### WHAT IS BEING ASKED
Please copy all the lines that follow, word for word.

* BEGIN EXERCISE INPUTS *

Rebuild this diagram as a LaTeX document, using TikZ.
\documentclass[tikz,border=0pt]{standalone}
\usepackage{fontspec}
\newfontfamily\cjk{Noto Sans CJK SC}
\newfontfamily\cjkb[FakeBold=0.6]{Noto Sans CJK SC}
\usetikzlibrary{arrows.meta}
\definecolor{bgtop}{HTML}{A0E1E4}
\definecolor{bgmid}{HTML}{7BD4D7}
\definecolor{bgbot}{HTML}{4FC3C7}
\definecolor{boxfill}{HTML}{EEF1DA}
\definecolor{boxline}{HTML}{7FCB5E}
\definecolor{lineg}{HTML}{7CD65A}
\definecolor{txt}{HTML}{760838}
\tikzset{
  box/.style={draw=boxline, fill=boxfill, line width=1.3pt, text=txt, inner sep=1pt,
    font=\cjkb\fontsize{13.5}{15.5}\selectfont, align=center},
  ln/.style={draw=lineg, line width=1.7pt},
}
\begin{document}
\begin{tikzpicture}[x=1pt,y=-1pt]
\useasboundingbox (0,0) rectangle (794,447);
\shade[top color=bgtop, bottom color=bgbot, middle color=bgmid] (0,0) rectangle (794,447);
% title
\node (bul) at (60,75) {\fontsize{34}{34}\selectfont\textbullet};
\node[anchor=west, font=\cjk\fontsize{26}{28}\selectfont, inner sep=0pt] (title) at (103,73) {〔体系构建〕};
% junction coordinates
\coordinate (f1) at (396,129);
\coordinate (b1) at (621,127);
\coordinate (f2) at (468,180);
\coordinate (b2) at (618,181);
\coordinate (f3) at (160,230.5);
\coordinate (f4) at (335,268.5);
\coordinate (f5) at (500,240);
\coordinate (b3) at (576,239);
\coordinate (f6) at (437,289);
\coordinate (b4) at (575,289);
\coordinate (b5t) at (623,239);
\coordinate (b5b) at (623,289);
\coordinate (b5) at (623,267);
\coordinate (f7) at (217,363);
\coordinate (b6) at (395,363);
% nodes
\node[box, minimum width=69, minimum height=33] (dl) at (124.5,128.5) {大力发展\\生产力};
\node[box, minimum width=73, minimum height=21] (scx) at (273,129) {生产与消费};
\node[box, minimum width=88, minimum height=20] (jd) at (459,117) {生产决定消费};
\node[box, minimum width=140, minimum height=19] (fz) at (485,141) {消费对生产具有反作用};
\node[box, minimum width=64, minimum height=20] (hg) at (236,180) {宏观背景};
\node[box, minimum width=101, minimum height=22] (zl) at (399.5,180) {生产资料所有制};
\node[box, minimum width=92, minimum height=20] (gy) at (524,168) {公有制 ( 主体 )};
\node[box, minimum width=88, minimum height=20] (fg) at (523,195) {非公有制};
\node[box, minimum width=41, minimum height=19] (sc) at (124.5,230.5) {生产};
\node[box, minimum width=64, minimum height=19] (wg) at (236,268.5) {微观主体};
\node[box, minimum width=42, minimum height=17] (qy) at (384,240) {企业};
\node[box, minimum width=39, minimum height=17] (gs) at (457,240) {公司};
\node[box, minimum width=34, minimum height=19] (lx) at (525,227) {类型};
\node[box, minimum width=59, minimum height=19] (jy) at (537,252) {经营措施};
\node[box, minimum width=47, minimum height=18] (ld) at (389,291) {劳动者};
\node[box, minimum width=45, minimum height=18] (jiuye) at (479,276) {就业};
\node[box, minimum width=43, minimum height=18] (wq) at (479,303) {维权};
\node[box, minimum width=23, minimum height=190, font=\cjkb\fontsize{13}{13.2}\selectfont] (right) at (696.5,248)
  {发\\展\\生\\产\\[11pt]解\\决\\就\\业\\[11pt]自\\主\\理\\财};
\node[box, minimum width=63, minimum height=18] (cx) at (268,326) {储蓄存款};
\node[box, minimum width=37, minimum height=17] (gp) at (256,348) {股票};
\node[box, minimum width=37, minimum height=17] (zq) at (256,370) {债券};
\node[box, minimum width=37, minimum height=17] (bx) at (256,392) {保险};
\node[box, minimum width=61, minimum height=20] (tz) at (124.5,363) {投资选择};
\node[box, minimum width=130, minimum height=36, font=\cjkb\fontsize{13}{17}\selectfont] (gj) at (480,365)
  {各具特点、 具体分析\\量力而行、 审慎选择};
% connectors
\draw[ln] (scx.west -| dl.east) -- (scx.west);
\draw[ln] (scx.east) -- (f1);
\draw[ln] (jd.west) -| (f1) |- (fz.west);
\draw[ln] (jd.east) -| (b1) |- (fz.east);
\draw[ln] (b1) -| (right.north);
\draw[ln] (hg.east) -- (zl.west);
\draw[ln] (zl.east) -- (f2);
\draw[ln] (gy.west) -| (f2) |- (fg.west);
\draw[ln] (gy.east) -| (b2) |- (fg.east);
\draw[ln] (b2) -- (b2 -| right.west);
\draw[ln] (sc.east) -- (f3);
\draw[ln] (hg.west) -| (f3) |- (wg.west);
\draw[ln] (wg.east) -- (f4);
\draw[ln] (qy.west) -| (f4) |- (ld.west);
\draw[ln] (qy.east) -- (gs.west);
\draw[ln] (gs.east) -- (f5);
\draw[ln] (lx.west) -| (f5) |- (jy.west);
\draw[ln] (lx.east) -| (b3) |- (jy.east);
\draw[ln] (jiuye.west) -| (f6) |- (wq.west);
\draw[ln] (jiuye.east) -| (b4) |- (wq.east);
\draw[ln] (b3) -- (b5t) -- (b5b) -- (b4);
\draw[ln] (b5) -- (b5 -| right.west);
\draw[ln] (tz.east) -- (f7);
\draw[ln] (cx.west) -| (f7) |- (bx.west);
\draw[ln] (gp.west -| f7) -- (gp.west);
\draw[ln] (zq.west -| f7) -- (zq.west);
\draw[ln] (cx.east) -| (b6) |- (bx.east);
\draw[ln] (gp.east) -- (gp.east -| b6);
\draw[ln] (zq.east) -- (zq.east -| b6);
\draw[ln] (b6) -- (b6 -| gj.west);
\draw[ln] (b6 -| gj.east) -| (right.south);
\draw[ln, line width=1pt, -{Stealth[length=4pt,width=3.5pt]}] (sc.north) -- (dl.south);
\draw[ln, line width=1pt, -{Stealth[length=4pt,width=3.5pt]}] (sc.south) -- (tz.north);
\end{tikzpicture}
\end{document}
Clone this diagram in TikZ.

* END EXERCISE INPUTS *

### FINISHED EXERCISE
Rebuild this diagram as a LaTeX document, using TikZ.
\documentclass[tikz,border=0pt]{standalone}
\usepackage{fontspec}
\newfontfamily\cjk{Noto Sans CJK SC}
\newfontfamily\cjkb[FakeBold=0.6]{Noto Sans CJK SC}
\usetikzlibrary{arrows.meta}
\definecolor{bgtop}{HTML}{A0E1E4}
\definecolor{bgmid}{HTML}{7BD4D7}
\definecolor{bgbot}{HTML}{4FC3C7}
\definecolor{boxfill}{HTML}{EEF1DA}
\definecolor{boxline}{HTML}{7FCB5E}
\definecolor{lineg}{HTML}{7CD65A}
\definecolor{txt}{HTML}{760838}
\tikzset{
  box/.style={draw=boxline, fill=boxfill, line width=1.3pt, text=txt, inner sep=1pt,
    font=\cjkb\fontsize{13.5}{15.5}\selectfont, align=center},
  ln/.style={draw=lineg, line width=1.7pt},
}
\begin{document}
\begin{tikzpicture}[x=1pt,y=-1pt]
\useasboundingbox (0,0) rectangle (794,447);
\shade[top color=bgtop, bottom color=bgbot, middle color=bgmid] (0,0) rectangle (794,447);
% title
\node (bul) at (60,75) {\fontsize{34}{34}\selectfont\textbullet};
\node[anchor=west, font=\cjk\fontsize{26}{28}\selectfont, inner sep=0pt] (title) at (103,73) {〔体系构建〕};
% junction coordinates
\coordinate (f1) at (396,129);
\coordinate (b1) at (621,127);
\coordinate (f2) at (468,180);
\coordinate (b2) at (618,181);
\coordinate (f3) at (160,230.5);
\coordinate (f4) at (335,268.5);
\coordinate (f5) at (500,240);
\coordinate (b3) at (576,239);
\coordinate (f6) at (437,289);
\coordinate (b4) at (575,289);
\coordinate (b5t) at (623,239);
\coordinate (b5b) at (623,289);
\coordinate (b5) at (623,267);
\coordinate (f7) at (217,363);
\coordinate (b6) at (395,363);
% nodes
\node[box, minimum width=69, minimum height=33] (dl) at (124.5,128.5) {大力发展\\生产力};
\node[box, minimum width=73, minimum height=21] (scx) at (273,129) {生产与消费};
\node[box, minimum width=88, minimum height=20] (jd) at (459,117) {生产决定消费};
\node[box, minimum width=140, minimum height=19] (fz) at (485,141) {消费对生产具有反作用};
\node[box, minimum width=64, minimum height=20] (hg) at (236,180) {宏观背景};
\node[box, minimum width=101, minimum height=22] (zl) at (399.5,180) {生产资料所有制};
\node[box, minimum width=92, minimum height=20] (gy) at (524,168) {公有制 ( 主体 )};
\node[box, minimum width=88, minimum height=20] (fg) at (523,195) {非公有制};
\node[box, minimum width=41, minimum height=19] (sc) at (124.5,230.5) {生产};
\node[box, minimum width=64, minimum height=19] (wg) at (236,268.5) {微观主体};
\node[box, minimum width=42, minimum height=17] (qy) at (384,240) {企业};
\node[box, minimum width=39, minimum height=17] (gs) at (457,240) {公司};
\node[box, minimum width=34, minimum height=19] (lx) at (525,227) {类型};
\node[box, minimum width=59, minimum height=19] (jy) at (537,252) {经营措施};
\node[box, minimum width=47, minimum height=18] (ld) at (389,291) {劳动者};
\node[box, minimum width=45, minimum height=18] (jiuye) at (479,276) {就业};
\node[box, minimum width=43, minimum height=18] (wq) at (479,303) {维权};
\node[box, minimum width=23, minimum height=190, font=\cjkb\fontsize{13}{13.2}\selectfont] (right) at (696.5,248)
  {发\\展\\生\\产\\[11pt]解\\决\\就\\业\\[11pt]自\\主\\理\\财};
\node[box, minimum width=63, minimum height=18] (cx) at (268,326) {储蓄存款};
\node[box, minimum width=37, minimum height=17] (gp) at (256,348) {股票};
\node[box, minimum width=37, minimum height=17] (zq) at (256,370) {债券};
\node[box, minimum width=37, minimum height=17] (bx) at (256,392) {保险};
\node[box, minimum width=61, minimum height=20] (tz) at (124.5,363) {投资选择};
\node[box, minimum width=130, minimum height=36, font=\cjkb\fontsize{13}{17}\selectfont] (gj) at (480,365)
  {各具特点、 具体分析\\量力而行、 审慎选择};
% connectors
\draw[ln] (scx.west -| dl.east) -- (scx.west);
\draw[ln] (scx.east) -- (f1);
\draw[ln] (jd.west) -| (f1) |- (fz.west);
\draw[ln] (jd.east) -| (b1) |- (fz.east);
\draw[ln] (b1) -| (right.north);
\draw[ln] (hg.east) -- (zl.west);
\draw[ln] (zl.east) -- (f2);
\draw[ln] (gy.west) -| (f2) |- (fg.west);
\draw[ln] (gy.east) -| (b2) |- (fg.east);
\draw[ln] (b2) -- (b2 -| right.west);
\draw[ln] (sc.east) -- (f3);
\draw[ln] (hg.west) -| (f3) |- (wg.west);
\draw[ln] (wg.east) -- (f4);
\draw[ln] (qy.west) -| (f4) |- (ld.west);
\draw[ln] (qy.east) -- (gs.west);
\draw[ln] (gs.east) -- (f5);
\draw[ln] (lx.west) -| (f5) |- (jy.west);
\draw[ln] (lx.east) -| (b3) |- (jy.east);
\draw[ln] (jiuye.west) -| (f6) |- (wq.west);
\draw[ln] (jiuye.east) -| (b4) |- (wq.east);
\draw[ln] (b3) -- (b5t) -- (b5b) -- (b4);
\draw[ln] (b5) -- (b5 -| right.west);
\draw[ln] (tz.east) -- (f7);
\draw[ln] (cx.west) -| (f7) |- (bx.west);
\draw[ln] (gp.west -| f7) -- (gp.west);
\draw[ln] (zq.west -| f7) -- (zq.west);
\draw[ln] (cx.east) -| (b6) |- (bx.east);
\draw[ln] (gp.east) -- (gp.east -| b6);
\draw[ln] (zq.east) -- (zq.east -| b6);
\draw[ln] (b6) -- (b6 -| gj.west);
\draw[ln] (b6 -| gj.east) -| (right.south);
\draw[ln, line width=1pt, -{Stealth[length=4pt,width=3.5pt]}] (sc.north) -- (dl.south);
\draw[ln, line width=1pt, -{Stealth[length=4pt,width=3.5pt]}] (sc.south) -- (tz.north);
\end{tikzpicture}
\end{document}
Clone this diagram in TikZ.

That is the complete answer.